Now, if the Senate makes the unfortunate, and I believe very unwise, decision to recess anyway without first getting these nominees cleared off the confirmation backlog … we should not be recessing and in a way that leaves us subject to these pro forma sessions.

Pro forma sessions occur roughly every 72 hours. And in a pro forma session, all that happens is typically one member of the Senate comes in, a member of the majority party, gavels in and gavels out, and the whole thing lasts about a minute.

Basically, it says, call the Senate to order. And now you immediately end of the session and say, we’ll reconvene on Aug. 4 or whatever it is. So, it’s just that you gavel in and gavel out. The whole thing takes literally one minute.

The only purpose for that is to prevent the president of the United States from making recess appointments. So that’s why my point is, we should not take a recess, and if we do take a recess, let’s take an actual recess. None of this fake recess nonsense. If we’re going to recess, let’s own it and do it … in a way that ladies and gentlemen [would do]. But let’s be real about it.

Roberts: Would you support changing Senate rules permanently to speed up confirmations, or just to get through this backlog?

Lee: I’ve been thinking a lot about this, and an argument can be made that maybe we ought to change some of the rules. Maybe we need to make some modifications to the statute, to the laws that decide which provisions are Senate-confirmed, which are not.

I think a fair argument can be made that maybe there are too many. I think there are about 1,300 executive branch nominations that are currently Senate-confirmed. I’m not sure all of those need to be sent [to the Senate] and confirmed.

And then I think one could also consider either making a rule change or adopting a standing order, which is sort of the same practical effect, but it is a little bit easier to adopt in which you could further curtail the use of cloture and post cloture debate time during the confirmation process.

But I am not really of the belief that is the be all end all that’s even necessarily the right thing to do. My bottom-line concern with it is just why not, before we go trying to change rules, just use the existing rules that we have and work the better way of solving this?

It doesn’t have to involve changing rules. I’m open to considering that, but I don’t think we have to have it. I think what we have to do is work.

Ever since Harry Reid nuked the executive calendar of filibuster in November of 2013, it’s been pretty well understood that it’s the prerogative, in some ways, it’s seen as the duty, as the opposition party.
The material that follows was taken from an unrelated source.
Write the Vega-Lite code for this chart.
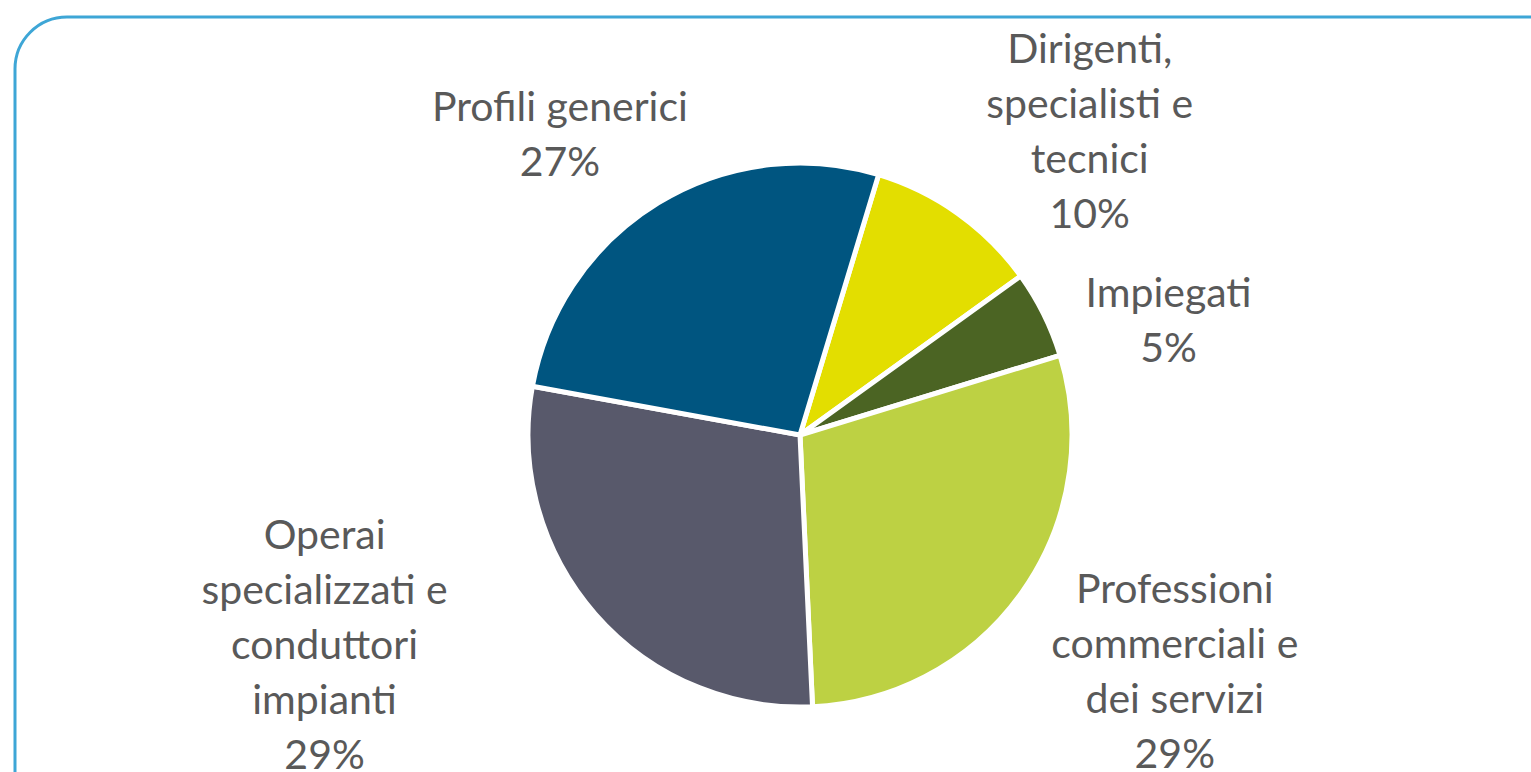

Whereas here, the Senate majority is under control of the same party as the president’s party.

People just sort of see the opposition party’s role as being to delay and obstruct because there’s no 60-vote cloture standard on the executive calendar. … That’s kind of their role.

But that being the case, it’s not really on us. It’s not the fault of the rules. [Democrats] did create this backlog. They created a lot of delay, and they have delayed more than [Republicans] have. I don’t want to make this sound like a complete moral equivalency.
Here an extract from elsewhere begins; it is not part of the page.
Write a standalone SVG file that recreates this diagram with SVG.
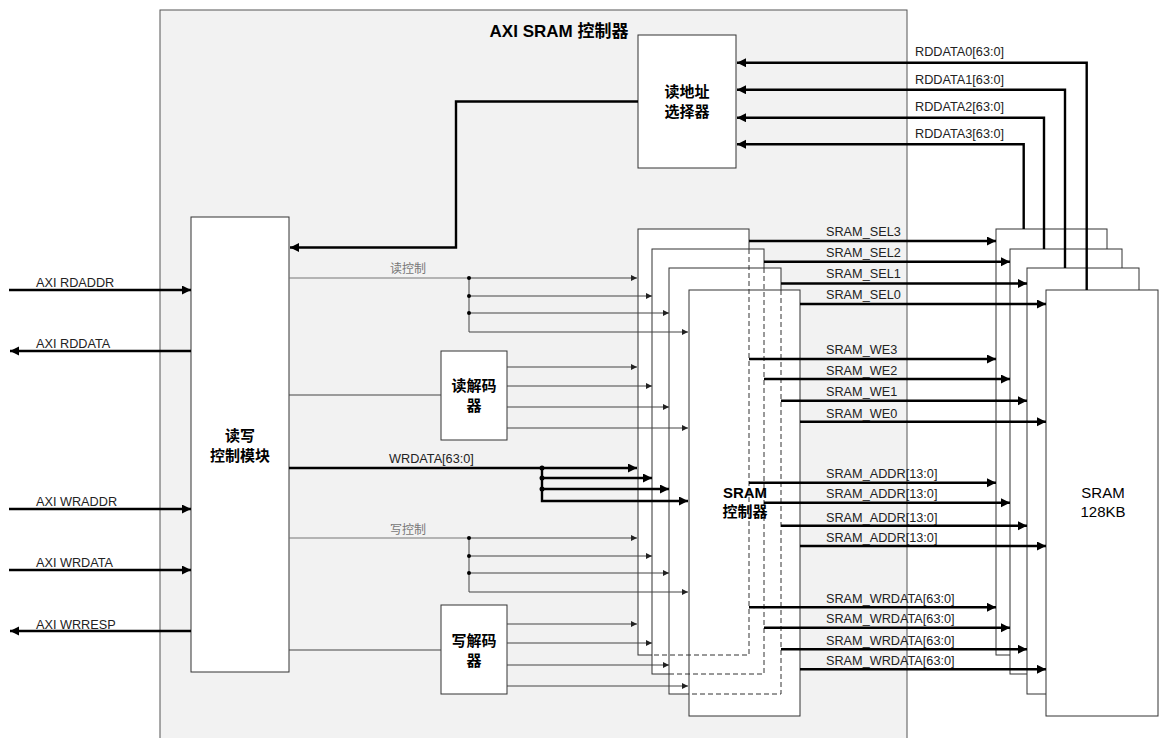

They have delayed far more than we have in the past. You can quibble about the numbers here and there, but they’ve been more obstructionists than any other Senate has on these things in very, very many, many decades.

So, it’s on us at that point to deal with it. The number one tool that we have to deal with delay in the Senate is exhaustion. It’s the principle of exhaustion. You just have to exhaust them to the point where they no longer want to delay.

There’s no better way of doing that, nothing that comes even close than to make people vote at inconvenient times when they’d rather be somewhere else.

There’s no better time to do that than August. That’s my preferred way of dealing with this. Keep them here, make them vote until this is done. Tell them we’re not leaving until all [approximately] 150—or whatever it is—of these people are confirmed.

And then they’ll buckle down and we can start doing votes that last only 10 minutes. We’ll do them back-to-back all day long. And during August, since this wasn’t part of the original master plan, there haven’t been committee hearings or markups planned for that time period. Not a lot of other constituent meetings have been timed. So, we can get a lot more done, a lot faster, and if they stop obstructing, we could knock this out a lot faster.

Here’s the other part of this. It gets even worse than this. If we don’t do it, if we leave, especially if we leave without letting Trump make recess appointments and we don’t get this done, it’s going to impact all kinds of things.

For example, I did the math a few days ago and concluded that if we, in order to go at roughly the same pace we have been, it’ll probably be April—perhaps late April—before we’re done with this slate of roughly 150 nominees. And that’s a lot of time that we’ll have to spend doing that rather than doing other stuff that legislating.

And that interferes with our ability to legislate. When we’re on the executive calendar, we’re not legislating. We’re just confirming. And so those are other issues that we might otherwise want to use to deal with.

I’m not necessarily a believer in the fact that Congress is always making the country better off when it’s making new law, because a lot of times Congress makes things worse. But that said, there are a lot of bad things that have evolved in our law, a lot of things that need to be reformed or repealed entirely that have been put in place over the years that are bad for the country.

Those are all things that we can’t do when we’re stuck incessantly on the executive calendar. And now, in theory, we could speed that up, but that would require more time away from the legislative calendar. And I mentioned the fact that it would take us until probably late April to get through the executive calendar. Well, by then, during that time, guess what’s going to happen? We’ll probably have another 200-plus nominees come out of committee between now and April.

These guys have obstructed so much to a record-breaking degree. According to one set of metrics—there are different ways to measure these things—but some have said you have to go back to the Herbert Hoover administration to find a Senate that has been more dilatory in confirming a president’s nominees.

We’ll never get caught up unless we do this. And it’ll impact not only our ability to confirm other subsequently arriving nominees, but also our legislative counter. And that’s bad.